Maryanne Taylor, a consultant at The Sleep Works, told Yahoo News UK that we may not be as malnourished in the bed department as the primate comparison suggests.

She said: “As we have developed from sleeping in varying durations throughout the day, in order to guard against predator attacks, our sleep has merged into one single stretch in a day, which has reduced the amount of time we sleep.

“The theory goes that although we sleep for fewer hours than other primates, our sleep quality is higher, therefore we do not require as many hours.

“We have evolved to sleep less number of hours, but now, more hours are spent in REM sleep, which is when we dream and our brain consolidates our memories into long-term storage.

“It is this that counter-balances the need for the extra hours of sleep.”
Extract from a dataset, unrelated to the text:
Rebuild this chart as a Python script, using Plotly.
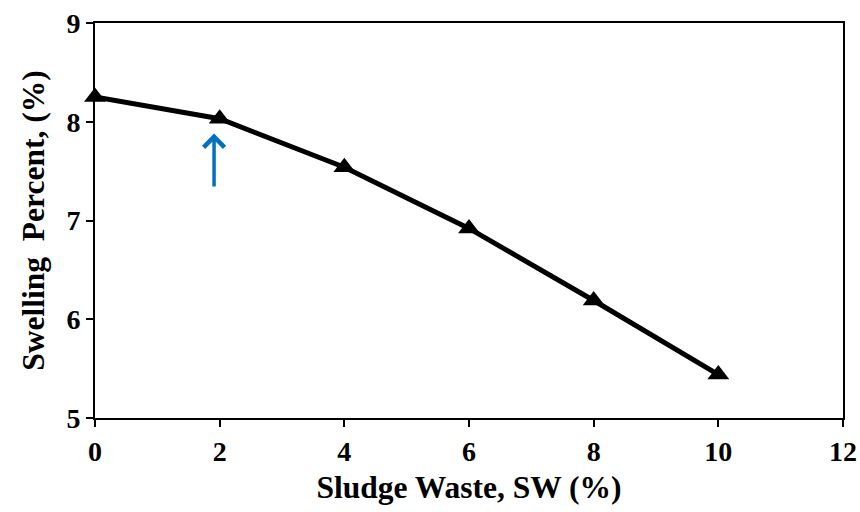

While 9.5 hours a day may be pushing it, not having enough sleep can have fatal consequences.

Researchers in the UK and Italy analysed 16 separate studies covering more than 1.3 million people and 100,000 deaths, in a 2010 report published in Sleep.

Those who generally slept for less than six hours a night were 12 percent more likely to experience a premature death.

People who slept more than eight to nine hours per night had an even higher risk, at 30 percent.

Reducing sleep from seven hours a night to five had the deadliest consequences, increasing the risk of death from all causes by 1.7 times.